Originally Published 03/06/00
Feb. 27, 2000
D.C.’s great wide open
3 p.m.
Sick of the conventional monuments in this city, and also with a mind to the approaching tourist season, I decided to seek out a couple of rather unusual memorials in this shrine-happy city. Fortunately I had help from Alex Padro, a New York City native, who is releasing a 960-page encyclopedia of monuments in the District in May. His weighty volume includes 750 memorials, monuments, shrines and tributes but interestingly does not include a number of well-known landmarks.
For a monument to be included in Padro’s book, the sculpture must commemorate an individual or group or a significant event. One of the most famous and prominent works in the city, the figure of Freedom atop the Capitol dome does not make the cut. In his answer to critics, Padro offers only this, sometimes a statue is just a statue. After all, he is right.
Now maybe a statue is just a statue, but if Padro was so taken with them that he composed this massive book, I figured I could humbly visit a few. Nine hundred and sixty pages is a lot of space to talk about memorials, when some of them are definitely insignificant. But I tried to pick out a couple of works that had some bearing on life here at GW. So here they are:
1. Guglielmo Marconi Monument – a monument to the man who won a Nobel Prize developing the forerunner of technology that sustains life for many GW students. Yes, Marconi is the founder of wireless communication and the father of the modern cell-phone craze. It all began with his experiments in the early 1900s transmitting messages across the Atlantic Ocean. Now for a man so important to a city where irritating mobile conversations are commonplace, his memorial is, well, how do I put this delicately – well it is somewhat lacking. The monument consists of a gilded bronze bust of Marconi beneath a nude angelic-looking woman who appears as if she is flying. The graffiti makes a beautiful addition to the man who was responsible for the expansion of the news and telecommunication industries.

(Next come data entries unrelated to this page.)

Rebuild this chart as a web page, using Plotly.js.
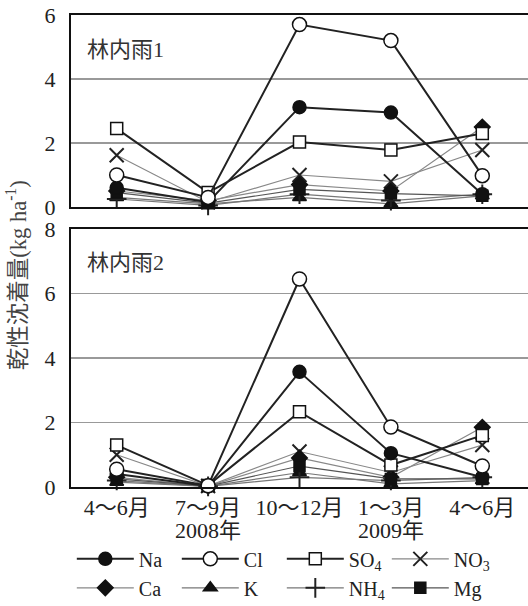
<!DOCTYPE html>
<html>
<head>
<meta charset="utf-8">
<script src="https://cdn.plot.ly/plotly-3.0.1.min.js"></script>
<style>html,body{margin:0;padding:0;background:#fff;}</style>
</head>
<body>
<div id="chart" style="width:528px;height:606px;"></div>
<script>
// ---- data ----
const periods = ["4～6月", "7～9月", "10～12月", "1～3月", "4～6月"];
const yearLabels = ["", "2008年", "", "2009年", ""];
const ions = ["Na", "Cl", "SO<sub>4</sub>", "NO<sub>3</sub>", "Ca", "K", "NH<sub>4</sub>", "Mg"];

// 林内雨1 (kg ha-1)
const rain1_Na  = [0.60, 0.15, 3.12, 2.95, 0.40];
const rain1_Cl  = [1.00, 0.30, 5.70, 5.20, 0.98];
const rain1_SO4 = [2.45, 0.45, 2.03, 1.78, 2.30];
const rain1_NO3 = [1.62, 0.15, 1.00, 0.80, 1.78];
const rain1_Ca  = [0.50, 0.20, 0.70, 0.50, 2.50];
const rain1_K   = [0.30, 0.10, 0.30, 0.10, 0.35];
const rain1_NH4 = [0.25, 0.05, 0.40, 0.20, 0.40];
const rain1_Mg  = [0.45, 0.12, 0.55, 0.42, 0.35];

// 林内雨2 (kg ha-1)
const rain2_Na  = [0.40, 0.03, 3.57, 1.05, 0.30];
const rain2_Cl  = [0.55, 0.04, 6.45, 1.86, 0.65];
const rain2_SO4 = [1.30, 0.05, 2.33, 0.68, 1.60];
const rain2_NO3 = [1.00, 0.03, 1.10, 0.45, 1.30];
const rain2_Ca  = [0.30, 0.03, 0.90, 0.30, 1.85];
const rain2_K   = [0.15, 0.02, 0.45, 0.10, 0.20];
const rain2_NH4 = [0.20, 0.02, 0.30, 0.20, 0.30];
const rain2_Mg  = [0.25, 0.03, 0.65, 0.25, 0.25];

const xIdx = periods.map((_, i) => i);

// ---- styles ----
const FONT = "Liberation Serif, 'Noto Sans CJK JP', serif";
const styles = [
  {symbol: "circle", color: "#111", fill: "#111", lw: 2, lc: "#222"},
  {symbol: "circle", color: "#111", fill: "#fff", lw: 2, lc: "#222"},
  {symbol: "square", color: "#111", fill: "#fff", lw: 2, lc: "#222"},
  {symbol: "x-thin-open", color: "#222", fill: "#222", lw: 1.2, lc: "#888"},
  {symbol: "diamond", color: "#111", fill: "#111", lw: 1.2, lc: "#888"},
  {symbol: "triangle-up", color: "#111", fill: "#111", lw: 1.2, lc: "#777"},
  {symbol: "cross-thin-open", color: "#222", fill: "#222", lw: 1.2, lc: "#777"},
  {symbol: "square", color: "#111", fill: "#111", lw: 1.2, lc: "#555"}
];
const sizes = [13, 14, 12, 14, 12, 12, 14, 11];

const set1 = [rain1_Na, rain1_Cl, rain1_SO4, rain1_NO3, rain1_Ca, rain1_K, rain1_NH4, rain1_Mg];
const set2 = [rain2_Na, rain2_Cl, rain2_SO4, rain2_NO3, rain2_Ca, rain2_K, rain2_NH4, rain2_Mg];

function makeTrace(vals, i, xa, ya, showLeg) {
  const s = styles[i];
  return {
    x: xIdx, y: vals, xaxis: xa, yaxis: ya, type: "scatter", mode: "lines+markers",
    name: ions[i], showlegend: showLeg, legendgroup: "g" + i,
    line: {color: s.lc, width: s.lw},
    marker: {symbol: s.symbol, size: sizes[i], color: s.fill,
             line: {color: s.color, width: (s.symbol.indexOf("thin") >= 0) ? 2 : 1.5}},
    cliponaxis: false
  };
}

const traces = [];
// draw thin ones first, bold ones last (legend order kept via legendrank)
const order = [3, 4, 5, 6, 7, 2, 0, 1];
order.forEach(i => { const t = makeTrace(set1[i], i, "x", "y", true); t.legendrank = i + 1; traces.push(t); });
order.forEach(i => { traces.push(makeTrace(set2[i], i, "x2", "y2", false)); });

const axisCommon = {
  showline: true, linecolor: "#111", linewidth: 2, mirror: false,
  ticks: "", zeroline: false, automargin: false,
  tickfont: {family: FONT, size: 22, color: "#222"}
};

const layout = {
  width: 528, height: 606,
  margin: {l: 71, r: 0, t: 15, b: 119},
  paper_bgcolor: "#fff", plot_bgcolor: "#fff",
  font: {family: FONT, color: "#222"},
  showlegend: true,
  xaxis: Object.assign({}, axisCommon, {
    domain: [0, 1], range: [-0.5, 4.5], anchor: "y",
    showticklabels: false, showgrid: false, mirror: true
  }),
  yaxis: Object.assign({}, axisCommon, {
    domain: [0.5932, 1], range: [0, 6], tickvals: [0, 2, 4, 6],
    showgrid: true, gridcolor: "#999", gridwidth: 1.3, anchor: "x", ticklabelstandoff: 9
  }),
  xaxis2: Object.assign({}, axisCommon, {
    domain: [0, 1], range: [-0.5, 4.5], anchor: "y2",
    tickvals: xIdx, ticktext: periods, showgrid: false, mirror: true, ticklabelstandoff: 0
  }),
  yaxis2: Object.assign({}, axisCommon, {
    domain: [0, 0.5466], range: [0, 8], tickvals: [0, 2, 4, 6, 8],
    showgrid: true, gridcolor: "#999", gridwidth: 1.3, anchor: "x2", ticklabelstandoff: 9
  }),
  legend: {
    orientation: "h", xref: "container", yref: "container",
    x: 0.136, xanchor: "left", y: 0.11, yanchor: "top",
    font: {family: FONT, size: 20, color: "#222"},
    itemwidth: 57, entrywidth: 33, entrywidthmode: "pixels",
    traceorder: "normal", bgcolor: "rgba(0,0,0,0)", tracegroupgap: 0
  },
  annotations: [
    {text: "林内雨1", xref: "x", yref: "y domain", x: -0.35, y: 0.82, xanchor: "left", yanchor: "middle",
     showarrow: false, font: {family: FONT, size: 22, color: "#333"}},
    {text: "林内雨2", xref: "x2", yref: "y2 domain", x: -0.35, y: 0.872, xanchor: "left", yanchor: "middle",
     showarrow: false, font: {family: FONT, size: 22, color: "#333"}},
    {text: "乾性沈着量(kg ha<sup>-1</sup>)", xref: "paper", yref: "paper", x: -0.12, y: 0.449, textangle: -90,
     xanchor: "center", yanchor: "middle", showarrow: false, font: {family: FONT, size: 22.5, color: "#444"}}
  ]
};
yearLabels.forEach((t, i) => {
  if (t) layout.annotations.push({text: t, xref: "x2", yref: "paper", x: xIdx[i], y: -0.0932,
    xanchor: "center", yanchor: "middle", showarrow: false, font: {family: FONT, size: 22, color: "#222"}});
});

Plotly.newPlot("chart", traces, layout, {displayModeBar: false, staticPlot: true});
</script>
</body>
</html>
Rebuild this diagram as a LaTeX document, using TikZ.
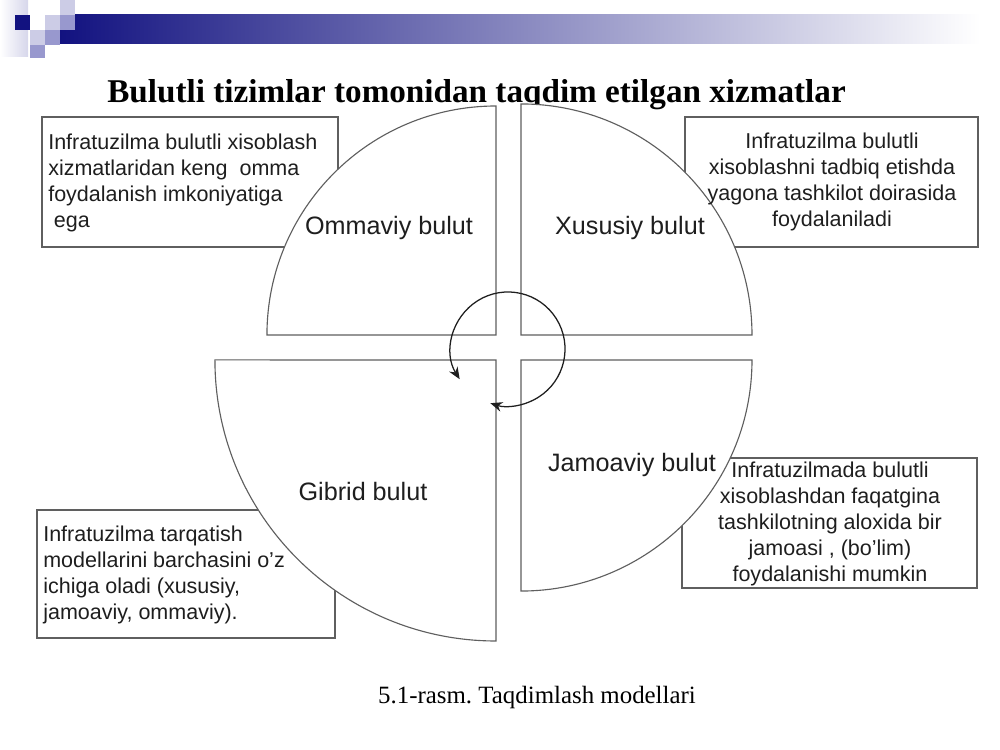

But in case you’re interested in paying homage, the memorial is easily reachable. From the brand-new Columbia Heights Metro station, follow Irving Street to 16th Street, NW. It lies in a neighborhood of contradictions, where the dilapidated, boarded-up post office is surrounded by the Abraham Lincoln Middle School and a number of late-model vehicles. Continuing down 16th to the intersection with Lamont Street, the monument is visible from a distance in a small grassy park. While this is not exactly the most ideal spot to crack a book and study for upcoming midterms, it does deserve distinct recognition.
2. Temperance Fountain – located at Indiana Plaza at the intersection of Indiana Avenue and 7th Street, NW, the fountain was designed and installed in 1884 by a California dentist named Henry Daniel Cogswell. The fountain used to offer thirsty travelers a drink of Adam’s Ale, at no charge.
Unfortunately the tap has long since run dry and the nearest source of liquid refreshment is the Starbucks across the street. Cogswell created the fountains in an attempt to keep citizens from frequenting nearby taverns and eagerly offered them to any city that would take one. Washington, D.C., in an apparent search for horrible artwork, took up Cogswell on his offer and installed the virtuous (it’s supposed to represent faith, hope and charity as well as temperance) fountain at its present location directly across 7th Street from the Archives/Navy Memorial stop on the Green and Yellow lines.
3. Three works at Union Station – those frequent GW train travelers have a lot to thank these people for. Visiting their memorials while waiting for the next Amtrak delay is a good way to start.
William Frederick Allen (in the West Hall) Memorial – after a number of deadly accidents, and even more close calls, in 1881 Allen was given the task of making sense out of the mess of 50 existing railroad time standards. Apparently no one before Allen had realized that two trains hurtling along the same track at the same time, while making for a good algebra problem, doesn’t make for a lot of repeat customers.
So, on November 18, 1883, Allen’s system of four east-west time zones went into effect, and Amtrak has found itself with many more satisfied travelers.
Asa Philip Randolph (baggage claim area) Memorial – Randolph, founder of the Brotherhood of Sleeping Car Porters, he made U.S. leaders aware that black people had political as well as physical muscle. In 1941, by threatening to call a massive protest in Washington, Randolph persuaded former President Franklin D. Roosevelt to ban discrimination in hiring by federal agencies. In 1963 Randolph, as the grand old man of the civil rights movement, led the March on Washington. The bronze statue, donated by the AFL-CIO in 1990, portrays Randolph holding his glasses in one hand.
Amtrak Employees Memorial (off Claytor Concourse near the baggage claim area) – How often when relaxing with footrests on the Metroliner en route to New York do we think of the employees who have given their lives in the name of Amtrak? This is a handsome and dramatically lit black marble wall that memorializes the 67 Amtrak employees who have died in the line of duty so far.
So there you go, a brief list of some interesting, albeit a bit odd, memorials in Washington. If you are attempting to beat the throngs of tourists soon to be encroaching upon the District, these out of the way statues and monuments are a good bet. And remember, a statue is never just a statue.